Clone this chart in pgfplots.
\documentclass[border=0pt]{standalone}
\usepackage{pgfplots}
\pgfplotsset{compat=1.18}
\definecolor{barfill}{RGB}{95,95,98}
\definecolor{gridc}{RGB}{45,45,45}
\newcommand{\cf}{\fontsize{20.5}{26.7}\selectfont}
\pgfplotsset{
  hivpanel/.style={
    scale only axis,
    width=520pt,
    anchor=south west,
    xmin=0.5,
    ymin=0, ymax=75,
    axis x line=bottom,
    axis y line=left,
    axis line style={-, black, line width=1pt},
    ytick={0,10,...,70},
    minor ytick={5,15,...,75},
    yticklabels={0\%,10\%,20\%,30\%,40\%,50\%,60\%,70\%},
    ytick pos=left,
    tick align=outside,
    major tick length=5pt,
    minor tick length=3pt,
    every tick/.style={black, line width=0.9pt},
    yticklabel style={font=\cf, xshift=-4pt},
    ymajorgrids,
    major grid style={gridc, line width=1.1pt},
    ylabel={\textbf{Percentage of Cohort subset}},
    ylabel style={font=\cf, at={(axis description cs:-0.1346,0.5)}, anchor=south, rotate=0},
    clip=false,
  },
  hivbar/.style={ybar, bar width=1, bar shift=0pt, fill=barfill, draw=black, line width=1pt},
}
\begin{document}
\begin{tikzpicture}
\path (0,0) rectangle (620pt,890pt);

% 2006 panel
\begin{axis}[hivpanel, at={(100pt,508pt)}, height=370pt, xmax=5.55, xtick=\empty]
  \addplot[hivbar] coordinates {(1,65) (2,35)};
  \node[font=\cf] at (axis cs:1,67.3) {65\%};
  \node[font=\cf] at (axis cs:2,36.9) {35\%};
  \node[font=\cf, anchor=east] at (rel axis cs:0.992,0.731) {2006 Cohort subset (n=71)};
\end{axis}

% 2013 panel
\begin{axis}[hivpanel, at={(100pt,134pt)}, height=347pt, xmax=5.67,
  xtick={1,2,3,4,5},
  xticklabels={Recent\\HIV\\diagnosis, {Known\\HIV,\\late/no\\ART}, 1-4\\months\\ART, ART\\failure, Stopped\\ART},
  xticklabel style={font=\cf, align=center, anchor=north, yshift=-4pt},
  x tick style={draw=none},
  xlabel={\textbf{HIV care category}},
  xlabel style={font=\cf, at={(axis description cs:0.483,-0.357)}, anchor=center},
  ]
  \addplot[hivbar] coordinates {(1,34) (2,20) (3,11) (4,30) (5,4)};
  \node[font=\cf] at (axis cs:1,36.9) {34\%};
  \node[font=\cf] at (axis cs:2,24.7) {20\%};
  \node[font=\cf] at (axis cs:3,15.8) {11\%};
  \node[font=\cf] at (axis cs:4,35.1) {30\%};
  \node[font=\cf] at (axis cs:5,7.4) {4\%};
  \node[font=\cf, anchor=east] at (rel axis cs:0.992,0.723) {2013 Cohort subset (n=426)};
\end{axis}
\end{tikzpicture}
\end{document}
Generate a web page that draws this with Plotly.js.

Exercise objective:
Write the entries again, exactly as they stand.

Written solution:
Clone this chart in pgfplots.
\documentclass[border=0pt]{standalone}
\usepackage{pgfplots}
\pgfplotsset{compat=1.18}
\definecolor{barfill}{RGB}{95,95,98}
\definecolor{gridc}{RGB}{45,45,45}
\newcommand{\cf}{\fontsize{20.5}{26.7}\selectfont}
\pgfplotsset{
  hivpanel/.style={
    scale only axis,
    width=520pt,
    anchor=south west,
    xmin=0.5,
    ymin=0, ymax=75,
    axis x line=bottom,
    axis y line=left,
    axis line style={-, black, line width=1pt},
    ytick={0,10,...,70},
    minor ytick={5,15,...,75},
    yticklabels={0\%,10\%,20\%,30\%,40\%,50\%,60\%,70\%},
    ytick pos=left,
    tick align=outside,
    major tick length=5pt,
    minor tick length=3pt,
    every tick/.style={black, line width=0.9pt},
    yticklabel style={font=\cf, xshift=-4pt},
    ymajorgrids,
    major grid style={gridc, line width=1.1pt},
    ylabel={\textbf{Percentage of Cohort subset}},
    ylabel style={font=\cf, at={(axis description cs:-0.1346,0.5)}, anchor=south, rotate=0},
    clip=false,
  },
  hivbar/.style={ybar, bar width=1, bar shift=0pt, fill=barfill, draw=black, line width=1pt},
}
\begin{document}
\begin{tikzpicture}
\path (0,0) rectangle (620pt,890pt);

% 2006 panel
\begin{axis}[hivpanel, at={(100pt,508pt)}, height=370pt, xmax=5.55, xtick=\empty]
  \addplot[hivbar] coordinates {(1,65) (2,35)};
  \node[font=\cf] at (axis cs:1,67.3) {65\%};
  \node[font=\cf] at (axis cs:2,36.9) {35\%};
  \node[font=\cf, anchor=east] at (rel axis cs:0.992,0.731) {2006 Cohort subset (n=71)};
\end{axis}

% 2013 panel
\begin{axis}[hivpanel, at={(100pt,134pt)}, height=347pt, xmax=5.67,
  xtick={1,2,3,4,5},
  xticklabels={Recent\\HIV\\diagnosis, {Known\\HIV,\\late/no\\ART}, 1-4\\months\\ART, ART\\failure, Stopped\\ART},
  xticklabel style={font=\cf, align=center, anchor=north, yshift=-4pt},
  x tick style={draw=none},
  xlabel={\textbf{HIV care category}},
  xlabel style={font=\cf, at={(axis description cs:0.483,-0.357)}, anchor=center},
  ]
  \addplot[hivbar] coordinates {(1,34) (2,20) (3,11) (4,30) (5,4)};
  \node[font=\cf] at (axis cs:1,36.9) {34\%};
  \node[font=\cf] at (axis cs:2,24.7) {20\%};
  \node[font=\cf] at (axis cs:3,15.8) {11\%};
  \node[font=\cf] at (axis cs:4,35.1) {30\%};
  \node[font=\cf] at (axis cs:5,7.4) {4\%};
  \node[font=\cf, anchor=east] at (rel axis cs:0.992,0.723) {2013 Cohort subset (n=426)};
\end{axis}
\end{tikzpicture}
\end{document}
Generate a web page that draws this with Plotly.js.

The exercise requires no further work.